I have to say that Enid Blyton is looking very tame by comparison. I just don’t think she was trying hard enough. When the Famous Five set off to find a treasure island, they only got as far as the Cornish coast. Why didn’t they expand their horizons and aim for somewhere more exciting? I bet the Aboriginal people of Tasmania would have welcomed four children and a dog, all keen to teach them about responsible government. Enid Blyton was definitely missing a trick there.
I think I need to put that jigsaw back in its box and return it to its rightful owner before I start googling PhD dissertations on early 20th century books for girls. Some people will do anything to avoid painting the spare room.
‘I wonder if they’re all morality tales, where the dishonest and the lazy always get their comeuppance’.
With that in mind, maybe Boris Johnson will turn out to be a character in one of these books! Here’s hoping.
If he weren’t the prime minister I could probably laugh at his jolly japes, but as it is maybe he’d be better suited to a Thomas Hardy book like The Mayor of Casterbridge, where he’s brought down by his character flaws.
Wow, you finished that quickly. You clearly are trying to avoid decorating, not that I blame you!
I think I’m avoiding life! I need to stop it.

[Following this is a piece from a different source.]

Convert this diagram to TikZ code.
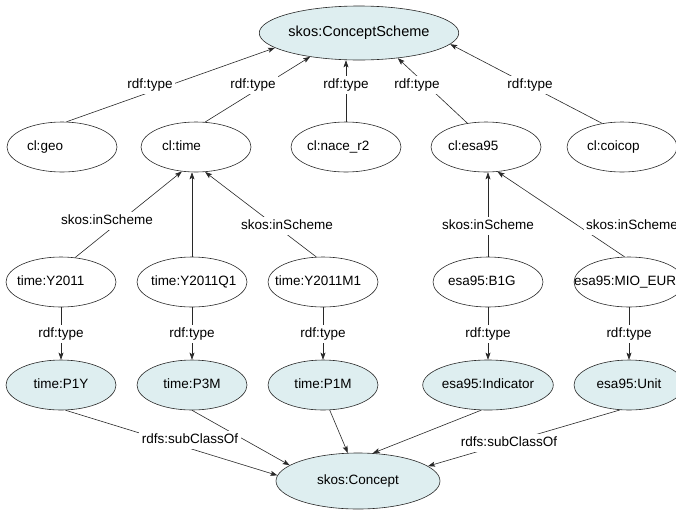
\documentclass[tikz,border=0pt]{standalone}
\usepackage{fontspec}
\setmainfont{Liberation Sans}
\usetikzlibrary{shapes.geometric,arrows.meta}
\definecolor{nodefill}{RGB}{222,238,240}
\definecolor{edgegray}{RGB}{40,40,40}
% text that starts a fixed distance left of the node centre
\newcommand\lefttxt[2]{\rlap{\hspace*{-#1pt}#2}}

\begin{document}
\begin{tikzpicture}[x=1pt,y=-1pt,
  every node/.style={font=\fontsize{13.5}{16}\selectfont, text height=10pt, text depth=3pt},
  res/.style={draw=edgegray, ellipse, minimum width=110pt, minimum height=50pt, inner sep=0pt, line width=0.6pt},
  cls/.style={res, fill=nodefill},
  lbl/.style={fill=white, inner sep=2.5pt},
  arr/.style={draw=edgegray, line width=0.6pt, -{Stealth[length=7pt,width=5pt,inset=1.5pt]}}
]
\useasboundingbox (0,0) rectangle (676,512);

% scheme and concept classes
\node[cls, minimum width=166pt, minimum height=54pt, font=\fontsize{14.5}{17}\selectfont] (cs) at (359,33) {skos:ConceptScheme};
\node[cls, minimum width=164pt, minimum height=56pt] (concept) at (358,481) {skos:Concept};

% code lists
\node[res] (geo)    at (62,147)  {\lefttxt{35}{cl:geo}};
\node[res] (time)   at (196,147) {\lefttxt{34}{cl:time}};
\node[res] (nace)   at (346,147) {\lefttxt{39}{cl:nace\_r2}};
\node[res] (esa)    at (486,147) {\lefttxt{38}{cl:esa95}};
\node[res] (coicop) at (622,147) {\lefttxt{35}{cl:coicop}};

% code list members
\node[res] (y2011) at (61,282)  {\lefttxt{44}{time:Y2011}};
\node[res] (q1)    at (192,282) {\lefttxt{41}{time:Y2011Q1}};
\node[res] (m1)    at (323,282) {\lefttxt{48}{time:Y2011M1}};
\node[res] (b1g)   at (488,282) {\lefttxt{40}{esa95:B1G}};
\node[res] (mio)   at (629,282) {\lefttxt{55}{esa95:MIO\_EUR}};

% member classes
\node[cls] (p1y)  at (61,385)  {time:P1Y};
\node[cls] (p3m)  at (192,385) {time:P3M};
\node[cls] (p1m)  at (323,385) {time:P1M};
\node[cls] (ind)  at (488,385) {esa95:Indicator};
\node[cls] (unit) at (629,385) {esa95:Unit};

% rdf:type links to the concept scheme
\draw[arr] (geo.80) -- (cs.190);
\draw[arr] (time.70) -- (cs.206);
\draw[arr] (nace.north) -- (nace.north |- cs.south);
\draw[arr] (esa.128) -- (cs.-33);
\draw[arr] (coicop.130) -- (cs.-7);
\node[lbl] (l1) at (150,85) {rdf:type};
\node[lbl] (l2) at (253,85) {rdf:type};
\node[lbl] (l3) at (346,85) {rdf:type};
\node[lbl] (l4) at (417,85) {rdf:type};
\node[lbl] (l5) at (530,85) {rdf:type};

% skos:inScheme links
\draw[arr] (y2011.60) -- (time.240);
\draw[arr] (q1.north) -- (q1.north |- time.south);
\draw[arr] (m1.105) -- (time.290);
\draw[arr] (b1g.north) -- (b1g.north |- esa.south);
\draw[arr] (mio.100) -- (esa.295);
\node[lbl] (s1) at (107,221) {skos:inScheme};
\node[lbl] (s2) at (287,226) {skos:inScheme};
\node[lbl] (s3) at (488,226) {skos:inScheme};
\node[lbl] (s4) at (632,226) {skos:inScheme};

% rdf:type links to the period and measure classes
\draw[arr] (y2011) -- (p1y);
\draw[arr] (q1) -- (p3m);
\draw[arr] (m1) -- (p1m);
\draw[arr] (b1g) -- (ind);
\draw[arr] (mio) -- (unit);
\node[lbl] (t1) at (61,334)  {rdf:type};
\node[lbl] (t2) at (192,334) {rdf:type};
\node[lbl] (t3) at (323,334) {rdf:type};
\node[lbl] (t4) at (488,334) {rdf:type};
\node[lbl] (t5) at (629,334) {rdf:type};

% rdfs:subClassOf links
\draw[arr] (p3m.270) -- (concept.167);
\draw[arr] (p1y.280) -- (concept.176);
\draw[arr] (p1m.285) -- (concept.110);
\draw[arr] (ind.255) -- (concept.62);
\draw[arr] (unit.250) -- (concept.12);
\node[lbl] (r1) at (190,440) {rdfs:subClassOf};
\node[lbl] (r2) at (509,443) {rdfs:subClassOf};
\end{tikzpicture}
\end{document}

It goes without saying that I was also given this jigsaw recently 😂
That’s what happens when you’re leading parallel lives…
I was going to ask to borrow the jigsaw and then came to the bit about you returning it to its rightful owner. Looks good, though. I don’t know whether I should admit this but as a child I never read any Enid Blyton books. Actually I don’t remember reading many books as a child but I must have done surely? Anyway, I have made up for it since but still not any by Enid.
I think it might be too late – I think Enid is best appreciated when you’re about 8!